Scientists at Temple University have found that body-image therapy can be more effective than an exercise plan to help women not only keep their pounds at bay, but also to stay smoke-free.
One out of every five women between the ages of 18 and 24 years, smoke cigarettes, and the majority of these ladies say that they have no intention to quit because they do not want to gain weight. A significant number of college-age women are smoking in order to keep their weight under control and for body image reasons as well, and scientists assume that by providing them with the tools that will make them feel better about themselves, it could relieve some of those stress factors, said Melissa Napolitano, a clinical psychologist at Temple's Center for Obesity Research and Education.

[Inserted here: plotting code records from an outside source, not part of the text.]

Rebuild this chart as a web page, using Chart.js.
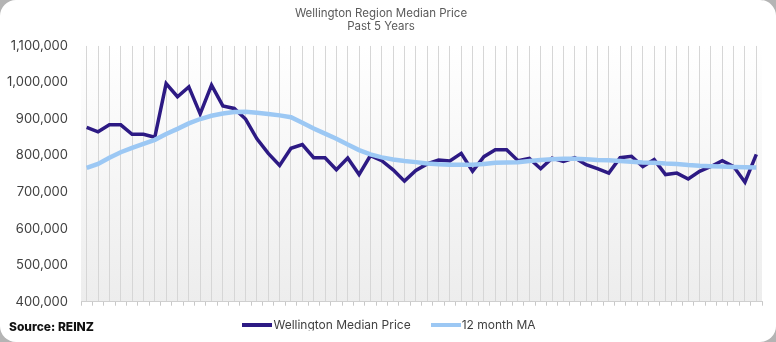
<!DOCTYPE html>
<html>
<head>
<meta charset="utf-8">
<script src="https://cdn.jsdelivr.net/npm/chart.js@4/dist/chart.umd.min.js"></script>
<style>
  html, body { margin: 0; padding: 0; background: #b4b4b4; }
  #card { position: absolute; left: 0; top: 0; width: 776px; height: 342px; background: #ffffff; border-radius: 16px; overflow: hidden; }
  #wrap { position: absolute; left: 0; top: 0; width: 776px; height: 342px; }
  #source { position: absolute; left: 9px; top: 319px; font-family: Inter, "Open Sans", sans-serif; font-weight: 800; font-size: 12px; color: #111; }
</style>
</head>
<body>
<div id="card">
  <div id="wrap"><canvas id="c" width="776" height="342"></canvas></div>
  <div id="source">Source: REINZ</div>
</div>
<script>
const titleLines = ['Wellington Region Median Price', 'Past 5 Years'];
const seriesNames = ['Wellington Median Price', '12 month MA'];
const months = [
  'Jan-21','Feb-21','Mar-21','Apr-21','May-21','Jun-21','Jul-21','Aug-21','Sep-21','Oct-21','Nov-21','Dec-21',
  'Jan-22','Feb-22','Mar-22','Apr-22','May-22','Jun-22','Jul-22','Aug-22','Sep-22','Oct-22','Nov-22','Dec-22',
  'Jan-23','Feb-23','Mar-23','Apr-23','May-23','Jun-23','Jul-23','Aug-23','Sep-23','Oct-23','Nov-23','Dec-23',
  'Jan-24','Feb-24','Mar-24','Apr-24','May-24','Jun-24','Jul-24','Aug-24','Sep-24','Oct-24','Nov-24','Dec-24',
  'Jan-25','Feb-25','Mar-25','Apr-25','May-25','Jun-25','Jul-25','Aug-25','Sep-25','Oct-25','Nov-25','Dec-25'
];
const medianPrice = [
  877000, 865000, 884000, 884000, 858000, 858000, 850000, 997000, 961000, 988000, 914000, 993000,
  936000, 929000, 900000, 846000, 806000, 773000, 820000, 830000, 794000, 794000, 761000, 793000,
  748000, 800000, 786000, 761000, 730000, 759000, 777000, 788000, 785000, 806000, 757000, 797000,
  816000, 816000, 786000, 792000, 764000, 793000, 784000, 794000, 775000, 764000, 752000, 794000,
  798000, 770000, 789000, 748000, 752000, 736000, 757000, 770000, 786000, 770000, 727000, 803000
];
const movingAvg = [
  766000, 777000, 794000, 809000, 821000, 832000, 843000, 859000, 873000, 888000, 900000, 909000,
  915000, 919000, 920000, 917000, 914000, 910000, 905000, 890000, 874000, 860000, 846000, 830000,
  815000, 803000, 795000, 789000, 785000, 782000, 778000, 776000, 775000, 775000, 775000, 777000,
  780000, 781000, 782000, 785000, 788000, 790000, 791000, 791000, 790000, 788000, 787000, 785000,
  783000, 781000, 780000, 778000, 777000, 774000, 772000, 771000, 770000, 769000, 768000, 767000
];
const yMin = 400000, yMax = 1100000, yStep = 100000;

const FONT = 'Inter, "Open Sans", sans-serif';
const DARK = '#2d1a84', LIGHT = '#9cc8f4';

// Legend swatch: a short thick line segment.
function swatch(color) {
  const c = document.createElement('canvas');
  c.width = 30; c.height = 4;
  const x = c.getContext('2d');
  x.fillStyle = color;
  x.fillRect(0, 0, 30, 4);
  return c;
}

const bgPlugin = {
  id: 'plotBg',
  beforeDraw(chart) {
    const a = chart.chartArea, ctx = chart.ctx;
    const g = ctx.createLinearGradient(0, a.top, 0, a.bottom);
    g.addColorStop(0, '#ffffff');
    g.addColorStop(1, '#ededed');
    ctx.save();
    ctx.fillStyle = g;
    ctx.fillRect(a.left, a.top, a.right - a.left, a.bottom - a.top);
    ctx.restore();
  }
};

// Keep the legend's wide horizontal spacing but sit its row closer to the axis.
const legendTighten = {
  id: 'legendTighten',
  beforeInit(chart) {
    const L = chart.legend;
    if (!L) return;
    const origFit = L.fit.bind(L);
    L.fit = function () { origFit(); this.height -= 10.7; };
  },
  afterLayout(chart) {
    const L = chart.legend;
    if (!L) return;
    const pad = L.options.labels.padding;
    const fs = L.options.labels.font.size;
    const wantedCenter = chart.chartArea.bottom + 23.5;
    const dy = (wantedCenter - pad - fs / 2) - L.top;
    const dx = 10.5;
    L.top += dy; L.bottom += dy;
    L.left += dx; L.right += dx;
    if (L.legendHitBoxes) L.legendHitBoxes.forEach(h => { h.top += dy; h.left += dx; });
  }
};

new Chart(document.getElementById('c'), {
  type: 'line',
  data: {
    labels: months,
    datasets: [
      { label: seriesNames[0], data: medianPrice, borderColor: DARK, backgroundColor: DARK,
        borderWidth: 3.5, pointRadius: 0, pointStyle: swatch(DARK), tension: 0, order: 2, xAxisID: 'x' },
      { label: seriesNames[1], data: movingAvg, borderColor: LIGHT, backgroundColor: LIGHT,
        borderWidth: 4.5, pointRadius: 0, pointStyle: swatch(LIGHT), tension: 0, order: 1, xAxisID: 'x' }
    ]
  },
  options: {
    responsive: false,
    animation: false,
    devicePixelRatio: 1,
    layout: { padding: { left: 0, right: 14, top: 0, bottom: 0 } },
    plugins: {
      title: {
        display: true, text: titleLines, color: '#5a5a5a',
        font: { family: FONT, size: 11.5, weight: 'normal', lineHeight: 1.15 },
        padding: { top: 7, bottom: 12.5 }
      },
      legend: {
        display: true, position: 'bottom',
        labels: {
          usePointStyle: true, pointStyleWidth: 20,
          color: '#404040', padding: 25,
          font: { family: FONT, size: 12 },
          sort: (a, b) => a.datasetIndex - b.datasetIndex
        }
      },
      tooltip: { enabled: false }
    },
    scales: {
      x: {
        type: 'category', position: 'bottom', offset: true,
        grid: { display: true, offset: false, color: '#d6d6d6', lineWidth: 1, drawTicks: false },
        border: { display: true, color: '#cfcfcf' },
        ticks: { display: false }
      },
      x2: {
        type: 'category', position: 'bottom', offset: true, labels: months,
        grid: { display: true, offset: true, drawOnChartArea: false, drawTicks: true, tickLength: 4, color: '#c8c8c8' },
        border: { display: false },
        ticks: { display: false }
      },
      y: {
        min: yMin, max: yMax,
        grid: { display: false, drawTicks: false },
        border: { display: false },
        ticks: {
          stepSize: yStep, padding: 13, color: '#404040',
          font: { family: FONT, size: 13 },
          callback: v => Number(v).toLocaleString('en-US')
        },
        afterFit(scale) { scale.width = 81; }
      }
    }
  },
  plugins: [bgPlugin, legendTighten]
});
</script>
</body>
</html>
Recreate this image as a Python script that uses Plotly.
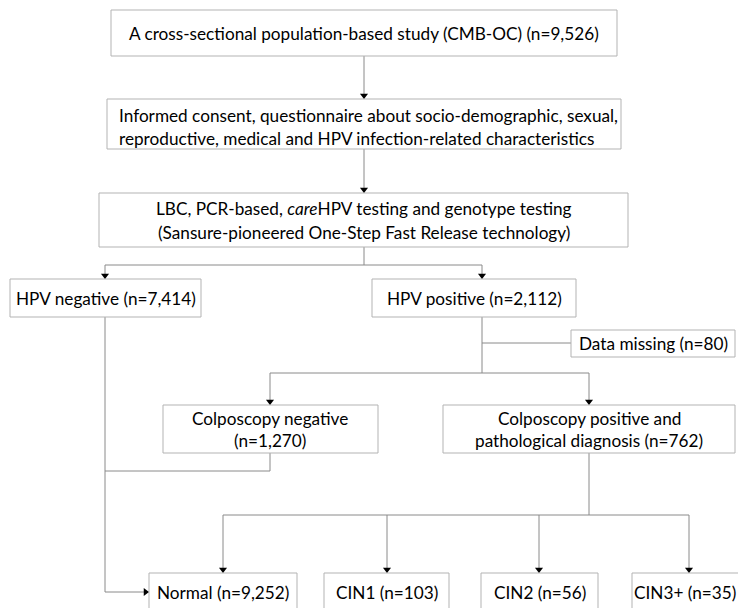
import plotly.graph_objects as go

# ---------------- data ----------------
study_n = 9526
hpv_neg_n = 7414
hpv_pos_n = 2112
missing_n = 80
colpo_neg_n = 1270
colpo_pos_n = 762
outcome_labels = ["Normal", "CIN1", "CIN2", "CIN3+"]
outcome_n = [9252, 103, 56, 35]

# ---------------- text per box ----------------
texts = {
    "study": [f"A cross-sectional population-based study (CMB-OC) (n={study_n:,})"],
    "consent": ["Informed consent, questionnaire about socio-demographic, sexual,",
                "reproductive, medical and HPV infection-related characteristics"],
    "testing": ["LBC, PCR-based, <i>care</i>HPV testing and genotype testing",
                "(Sansure-pioneered One-Step Fast Release technology)"],
    "hpvneg": [f"HPV negative (n={hpv_neg_n:,})"],
    "hpvpos": [f"HPV positive (n={hpv_pos_n:,})"],
    "missing": [f"Data missing (n={missing_n:,})"],
    "colneg": ["Colposcopy negative", f"(n={colpo_neg_n:,})"],
    "colpos": ["Colposcopy positive and", f"pathological diagnosis (n={colpo_pos_n:,})"],
}
for lab, n in zip(outcome_labels, outcome_n):
    texts[lab] = [f"{lab} (n={n:,})"]

# ---------------- layout geometry (pixels, y down) ----------------
boxes = {  # x0, x1, y0, y1
    "study": (111, 617, 10, 56),
    "consent": (107, 621, 99, 149),
    "testing": (99, 628, 193, 247),
    "hpvneg": (10, 201, 279, 317),
    "hpvpos": (372, 576, 279, 317),
    "missing": (571, 735, 330, 357),
    "colneg": (163, 378, 405, 453),
    "colpos": (443, 735, 405, 453),
    "Normal": (149, 297, 573, 640),
    "CIN1": (324, 449, 573, 640),
    "CIN2": (481, 598, 573, 640),
    "CIN3+": (632, 745, 573, 640),
}
text_y = {
    "study": [33], "consent": [115, 138], "testing": [208, 232],
    "hpvneg": [298], "hpvpos": [298], "missing": [343],
    "colneg": [418, 440], "colpos": [418, 440],
    "Normal": [592], "CIN1": [592], "CIN2": [592], "CIN3+": [592],
}
text_x = {"colneg": 270, "colpos": 589, "testing": 364, "study": 364,
          "CIN3+": 685, "missing": 653}
left_aligned = {"consent": 117}

segments = [
    ((364, 56), (364, 99)),
    ((364, 149), (364, 193)),
    ((364, 247), (364, 265)),
    ((105, 265), (482, 265)),
    ((105, 265), (105, 279)),
    ((482, 265), (482, 279)),
    ((482, 317), (482, 373)),
    ((482, 343), (571, 343)),
    ((270, 373), (589, 373)),
    ((270, 373), (270, 405)),
    ((589, 373), (589, 405)),
    ((105, 317), (105, 592)),
    ((105, 592), (149, 592)),
    ((270, 453), (270, 471)),
    ((105, 471), (270, 471)),
    ((589, 453), (589, 515)),
    ((223, 515), (689, 515)),
    ((223, 515), (223, 573)),
    ((387, 515), (387, 573)),
    ((539, 515), (539, 573)),
    ((689, 515), (689, 573)),
]
down_tips = [(364, 99), (364, 193), (105, 279), (482, 279), (270, 405),
             (589, 405), (223, 573), (387, 573), (539, 573), (689, 573)]
right_tips = [(149, 592)]

LINE_C = "#8a8a8a"
BOX_C = "#b3b3b3"
FONT = "Lato, Carlito, Calibri, sans-serif"
FS = 17.2

fig = go.Figure()
shapes = []
for k, (x0, x1, y0, y1) in boxes.items():
    shapes.append(dict(type="rect", x0=x0, x1=x1, y0=y0, y1=y1,
                       line=dict(color=BOX_C, width=1), fillcolor="white",
                       layer="above"))
for (a, b) in segments:
    shapes.append(dict(type="line", x0=a[0], y0=a[1], x1=b[0], y1=b[1],
                       line=dict(color=LINE_C, width=1), layer="below"))

annotations = []
for k, lines in texts.items():
    x0, x1, y0, y1 = boxes[k]
    for line, y in zip(lines, text_y[k]):
        if k in left_aligned:
            annotations.append(dict(x=left_aligned[k], y=y, text=line, showarrow=False,
                                    xanchor="left", yanchor="middle",
                                    font=dict(family=FONT, size=FS, color="#000")))
        else:
            cx = text_x.get(k, (x0 + x1) / 2)
            annotations.append(dict(x=cx, y=y, text=line, showarrow=False,
                                    xanchor="center", yanchor="middle",
                                    font=dict(family=FONT, size=FS, color="#000")))

# arrowheads
fig.add_trace(go.Scatter(
    x=[t[0] for t in down_tips], y=[t[1] - 3.5 for t in down_tips],
    mode="markers", marker=dict(symbol="triangle-down", size=7, color="black"),
    hoverinfo="skip", showlegend=False, cliponaxis=False))
fig.add_trace(go.Scatter(
    x=[t[0] - 3.5 for t in right_tips], y=[t[1] for t in right_tips],
    mode="markers", marker=dict(symbol="triangle-right", size=7, color="black"),
    hoverinfo="skip", showlegend=False, cliponaxis=False))

fig.update_layout(
    width=738, height=608, margin=dict(l=0, r=0, t=0, b=0),
    paper_bgcolor="white", plot_bgcolor="white",
    xaxis=dict(range=[0, 738], visible=False, fixedrange=True),
    yaxis=dict(range=[608, 0], visible=False, fixedrange=True),
    shapes=shapes, annotations=annotations, showlegend=False,
)
fig.write_html(
    "out.html",
    config={"displayModeBar": False},
    post_script="document.body.style.margin='0';document.body.style.overflow='hidden';",
)
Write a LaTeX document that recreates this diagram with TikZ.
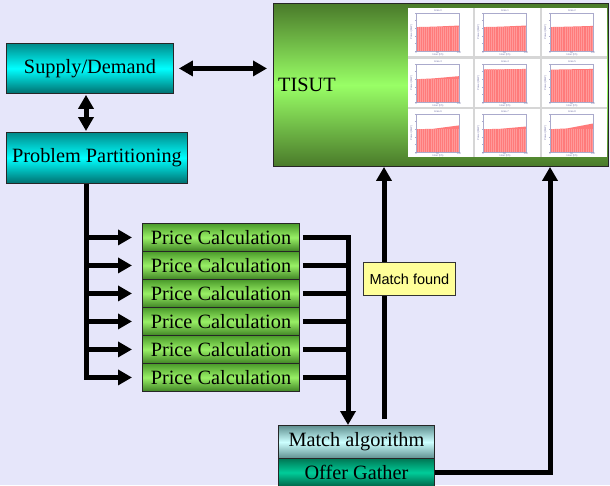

In a two-phased study, Napolitano and her colleagues analyzed the smoking habits and weight gain of young women aged 18 to 24. In the first phase, psychologists gathered data from 5 focus groups with 43 women, in order to better understand their behavior associated with smoking. All women reported the need to cope with stress, peer pressure and weight control as a major reasons for their habit. In the second phase, 24 college-age female students were randomly assigned into two groups: a supervised group exercise program, or group counseling sessions which concentrated on body image. Women in both groups also were provided with a nicotine patch.
Eight weeks later, the body image counseling group had more than double the rate of smoking cessation compared to the exercise group, 18 per cent against 8 per cent, respectively. The participants in the body image counseling group were also found to lose three times more weight, compared to women in the exercise group -- 3.3 pounds against less than a pound.
"Smoking has psychological and psychosocial implications, especially for young women," said Napolitano who is also an associate professor of kinesiology and public health in the College of Health Professions. She said that the main goal of the study was to design such a program that would not only concentrate on the physical addiction by providing a nicotine patch, but would also address those social and behavioral factors as well.
Another interesting aspect of the program was that it relied on technology to reach their population of smokers. Information to the study participants was sent via e-mail and text messages, more often than through phone calls, per request of the young women themselves. Napolitano said that very often they tried to call participants on the phone in order to remind them of different sessions, and the women would send their replies back through text messages or e-mails. Therefore, the experts started using avenues such as SMS and the Internet not just as a way of communication with the participants, but for support as well.
Researchers said that the findings of this new study have laid the groundwork for larger future investigation at Temple University and nationwide that will focus on smoking cessation in college age women. The hope is to find out whether the results will continue to hold true in studies with larger numbers of participants.
The findings were presented last month at the Society for Behavioral Medicine's annual meeting in Montreal. The study was funded by the National Cancer Institute.